Ohnehin ist die Frage, ob und wann sich die Hoffnungen der Gastronomen auf das künftige Presseviertel um Reinhardt- und Luisenstraße erfüllen können. Abends ist es trotz der Eröffnung der Bundestagsbauten bis hinauf zum Friedrichstadtpalast praktisch menschenleer. Der erste, der daraus bittere Konsequenzen zog, war Josef Viehhauser. Der hanseatisch-österreichische Erfolgsgastronom, dem in Hamburg alles gelingt, hat Ende Januar sein Restaurant im Presseclub geschlossen und beziffert seinen Gesamtverlust auf 770 000 Euro - keine Laufkundschaft weit und breit, und von Journalisten allein kann kein Restaurant überleben, zumal, wenn es sich hinter dem abschreckenden Namen "Presseclub" verbirgt. Ein schlichter Fußmarsch um den Block legt den Eindruck nahe, dass das dort nicht die letzte Schließung sein wird, denn die meisten Restaurants bleiben selbst an guten Abenden leer. Auch die großen neuen Restaurants auf der Schokoladenseite des Viertels, vorn Unter den Linden, machen nicht den Eindruck, als werde dort Geld verdient. Hoch gefährdet sind vor allem die Hobby-Projekte begüterter Außenseiter, die sich in den Fallstricken der Branche nicht auskennen.

Ebenso schwer wie im neuen Osten ist es im alten Westen. Seit Anfang Februar ist beispielsweise Rockendorfs Restaurant in der Passauer Straße geschlossen - ohne Zweifel die zwangsläufige Konsequenz des Todes von Siegfried Rockendorf vor gut einem Jahr. Doch es war in der Branche ein offenes Geheimnis, dass das Restaurant auch zuvor keineswegs vor günstigen Perspektiven stand, denn es wurde im Windschatten des KaDeWes kaum beachtet, und die Partnerschaft mit einer Seniorenresidenz galt als wenig werbewirksam. Das ehrgeizig gestartete "Stil" im Stilwerk wurde schon vor geraumer Zeit auf Bistro-Niveau zurückgefahren. Ein anderer, viel gelobter Betrieb in sehr ungü nstiger Lage, "Am Karlsbad" - versteckt auf einem Hof nicht weit vom Potsdamer Platz - wurde nach den Sommerferien erst gar nicht wieder aufgemacht. Man sieht: Für versteckte Geheimtipps, die Anfang der 90-er Jahre von Feinschmeckern gesucht und gern gefunden wurden, ist in der aktuellen Lage der Branche einfach kein Platz mehr.

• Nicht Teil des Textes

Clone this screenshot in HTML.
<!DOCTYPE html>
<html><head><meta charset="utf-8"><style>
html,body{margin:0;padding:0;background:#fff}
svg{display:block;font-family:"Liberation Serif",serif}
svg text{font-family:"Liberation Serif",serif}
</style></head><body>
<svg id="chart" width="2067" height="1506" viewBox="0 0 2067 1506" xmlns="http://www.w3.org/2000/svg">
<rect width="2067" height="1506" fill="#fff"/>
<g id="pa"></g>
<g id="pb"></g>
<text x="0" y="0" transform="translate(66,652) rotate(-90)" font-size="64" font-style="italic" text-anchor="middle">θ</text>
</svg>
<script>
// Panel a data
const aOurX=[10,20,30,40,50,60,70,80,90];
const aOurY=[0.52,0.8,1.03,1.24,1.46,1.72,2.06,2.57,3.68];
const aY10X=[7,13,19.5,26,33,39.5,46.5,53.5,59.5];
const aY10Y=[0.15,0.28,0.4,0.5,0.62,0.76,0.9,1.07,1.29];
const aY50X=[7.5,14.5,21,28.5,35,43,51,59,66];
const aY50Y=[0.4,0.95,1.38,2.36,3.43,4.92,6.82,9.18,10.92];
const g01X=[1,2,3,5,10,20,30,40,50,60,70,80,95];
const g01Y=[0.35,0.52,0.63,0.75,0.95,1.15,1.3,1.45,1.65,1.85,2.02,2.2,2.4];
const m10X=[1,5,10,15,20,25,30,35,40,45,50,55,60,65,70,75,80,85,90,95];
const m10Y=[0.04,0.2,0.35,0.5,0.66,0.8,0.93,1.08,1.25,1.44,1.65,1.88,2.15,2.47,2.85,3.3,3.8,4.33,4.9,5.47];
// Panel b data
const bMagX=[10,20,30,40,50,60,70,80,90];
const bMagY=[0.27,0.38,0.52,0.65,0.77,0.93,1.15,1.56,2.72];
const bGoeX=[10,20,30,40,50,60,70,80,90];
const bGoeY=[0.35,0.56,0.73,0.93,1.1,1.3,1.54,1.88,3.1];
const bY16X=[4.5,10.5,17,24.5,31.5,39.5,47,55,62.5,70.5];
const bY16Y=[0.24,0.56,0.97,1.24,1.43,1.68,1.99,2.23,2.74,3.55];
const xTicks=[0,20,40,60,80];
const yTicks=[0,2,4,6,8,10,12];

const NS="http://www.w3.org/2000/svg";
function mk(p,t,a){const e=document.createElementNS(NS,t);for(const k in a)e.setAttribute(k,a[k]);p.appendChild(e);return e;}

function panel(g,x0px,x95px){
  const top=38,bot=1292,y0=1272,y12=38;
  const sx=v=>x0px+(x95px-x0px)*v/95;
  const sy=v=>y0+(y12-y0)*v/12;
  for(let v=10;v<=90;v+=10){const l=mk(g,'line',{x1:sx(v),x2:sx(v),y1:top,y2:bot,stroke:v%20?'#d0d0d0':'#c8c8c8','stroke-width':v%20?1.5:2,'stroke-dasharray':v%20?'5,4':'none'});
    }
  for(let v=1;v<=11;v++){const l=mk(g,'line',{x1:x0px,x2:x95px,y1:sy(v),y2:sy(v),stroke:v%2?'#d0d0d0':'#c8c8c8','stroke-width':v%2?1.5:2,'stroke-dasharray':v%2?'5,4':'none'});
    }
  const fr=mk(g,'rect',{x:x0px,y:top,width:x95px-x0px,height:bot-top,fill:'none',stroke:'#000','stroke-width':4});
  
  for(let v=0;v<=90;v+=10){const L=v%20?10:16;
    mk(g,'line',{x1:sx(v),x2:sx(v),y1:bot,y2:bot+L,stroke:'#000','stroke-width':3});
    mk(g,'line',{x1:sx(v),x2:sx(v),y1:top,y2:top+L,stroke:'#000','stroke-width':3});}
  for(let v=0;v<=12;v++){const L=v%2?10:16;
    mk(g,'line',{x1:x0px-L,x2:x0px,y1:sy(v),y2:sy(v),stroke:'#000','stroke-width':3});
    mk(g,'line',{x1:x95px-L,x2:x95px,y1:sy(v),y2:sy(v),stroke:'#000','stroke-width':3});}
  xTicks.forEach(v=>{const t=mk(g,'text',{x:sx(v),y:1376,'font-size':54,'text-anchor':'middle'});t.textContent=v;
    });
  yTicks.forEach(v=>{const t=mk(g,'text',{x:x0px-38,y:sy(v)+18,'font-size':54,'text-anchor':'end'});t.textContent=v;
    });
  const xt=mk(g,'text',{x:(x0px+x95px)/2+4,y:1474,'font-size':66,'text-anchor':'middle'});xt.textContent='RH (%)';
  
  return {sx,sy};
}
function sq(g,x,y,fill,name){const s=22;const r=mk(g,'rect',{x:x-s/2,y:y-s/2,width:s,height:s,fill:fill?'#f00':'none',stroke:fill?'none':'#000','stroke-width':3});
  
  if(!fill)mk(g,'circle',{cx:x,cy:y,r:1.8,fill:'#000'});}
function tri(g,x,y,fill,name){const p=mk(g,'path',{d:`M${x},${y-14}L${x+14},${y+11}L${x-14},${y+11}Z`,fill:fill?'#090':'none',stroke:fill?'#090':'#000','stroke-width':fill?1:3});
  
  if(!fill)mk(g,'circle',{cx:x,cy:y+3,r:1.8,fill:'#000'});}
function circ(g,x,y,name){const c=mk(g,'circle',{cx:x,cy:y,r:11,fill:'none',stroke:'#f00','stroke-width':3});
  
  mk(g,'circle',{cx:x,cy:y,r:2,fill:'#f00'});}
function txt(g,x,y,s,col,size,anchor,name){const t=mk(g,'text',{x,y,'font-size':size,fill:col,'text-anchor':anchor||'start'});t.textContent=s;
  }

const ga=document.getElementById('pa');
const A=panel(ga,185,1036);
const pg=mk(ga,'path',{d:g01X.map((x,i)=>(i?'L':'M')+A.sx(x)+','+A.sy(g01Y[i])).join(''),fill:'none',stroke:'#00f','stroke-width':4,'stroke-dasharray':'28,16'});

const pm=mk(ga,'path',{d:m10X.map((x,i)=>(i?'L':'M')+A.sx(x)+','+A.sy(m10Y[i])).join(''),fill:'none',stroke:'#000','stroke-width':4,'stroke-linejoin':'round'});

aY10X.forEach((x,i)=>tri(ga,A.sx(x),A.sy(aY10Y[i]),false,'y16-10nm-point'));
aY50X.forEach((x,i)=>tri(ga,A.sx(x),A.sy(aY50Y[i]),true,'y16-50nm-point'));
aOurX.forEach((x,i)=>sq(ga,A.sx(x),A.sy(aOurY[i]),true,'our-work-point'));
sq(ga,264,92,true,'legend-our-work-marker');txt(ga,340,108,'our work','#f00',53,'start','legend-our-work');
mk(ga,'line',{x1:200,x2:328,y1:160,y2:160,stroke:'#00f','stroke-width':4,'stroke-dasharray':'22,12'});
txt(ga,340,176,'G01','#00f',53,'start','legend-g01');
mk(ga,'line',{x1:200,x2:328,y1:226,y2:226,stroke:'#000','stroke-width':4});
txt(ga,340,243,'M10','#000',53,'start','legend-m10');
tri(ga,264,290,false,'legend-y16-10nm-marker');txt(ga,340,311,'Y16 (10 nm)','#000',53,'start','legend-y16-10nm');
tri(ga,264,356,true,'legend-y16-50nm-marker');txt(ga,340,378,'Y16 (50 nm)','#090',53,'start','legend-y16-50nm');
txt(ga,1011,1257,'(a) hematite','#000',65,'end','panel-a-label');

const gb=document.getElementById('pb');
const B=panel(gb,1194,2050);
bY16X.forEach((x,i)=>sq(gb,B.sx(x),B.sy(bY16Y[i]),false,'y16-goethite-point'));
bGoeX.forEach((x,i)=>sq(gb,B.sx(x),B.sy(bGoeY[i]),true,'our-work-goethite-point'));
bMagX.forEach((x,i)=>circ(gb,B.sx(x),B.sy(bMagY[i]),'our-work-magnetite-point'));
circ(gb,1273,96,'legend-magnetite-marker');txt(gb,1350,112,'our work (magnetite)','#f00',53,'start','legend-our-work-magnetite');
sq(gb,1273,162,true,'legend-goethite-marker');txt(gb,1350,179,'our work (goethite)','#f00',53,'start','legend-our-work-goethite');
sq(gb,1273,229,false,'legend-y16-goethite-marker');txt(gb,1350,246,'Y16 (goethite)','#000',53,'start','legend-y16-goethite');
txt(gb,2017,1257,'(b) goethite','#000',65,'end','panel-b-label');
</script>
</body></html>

Und in den Außenbezirken hat der Drang zur City ebenfalls kaum noch ein Ernst zu nehmendes Restaurant übrig gelassen. Beispiel für diesen Trend ist die Schieflage des Köpenicker Ars-Vivendi-Schiffs, das sich mit gehobener Küche in einer Ausflugsgegend nicht etablieren konnte.

Die nähere Zukunft, da sind sich Branchenkenner sicher, wird weitere Pleiten bringen. Neue Betriebe in der Spitzenklasse sind dagegen kaum zu erwarten: Die - nicht zufällig - schon lange herausgezögerte Eröffnung des Esplanade-Saals im Sony-Center ist derzeit der einzige Lichtblick; möglicherweise traut sich Paul Urchs, bislang Küchenchef im "Ritz-Carlton", dem jetzigen "Regent International", mit seinem Projekt in Grunewald auf den Markt. Ohne Mäzene oder wenigstens ein Hotel im Hintergrund ist praktisch nichts mehr zu machen, denn wer Geld für Gastronomie sucht, bekommt bei seiner Bank nicht einmal einen Gesprächstermin.

Wie es scheint, schlägt jetzt wieder einmal die Stunde mutiger Kleinunternehmer, die sich mit kleinem Aufwand an die Arbeit machen, die die Wände selbst streichen und in Küche und Service notfalls auf Selbstausbeutung setzen - Betriebe wie das Kreuzberger "Svevo" und das "Epoque" in Charlottenburg mögen dafür als Beispiel stehen. Gewisse Chancen gibt es ferner für gestandene Profis, die sich bescheiden auf mittlerer Ebene einrichten wie Franz Raneburger, der den gescheiterten "Bamberger Reiter" wieder selbst übernommen hat und als österreichisches Restaurant ohne Sterne-Anspruch betreibt.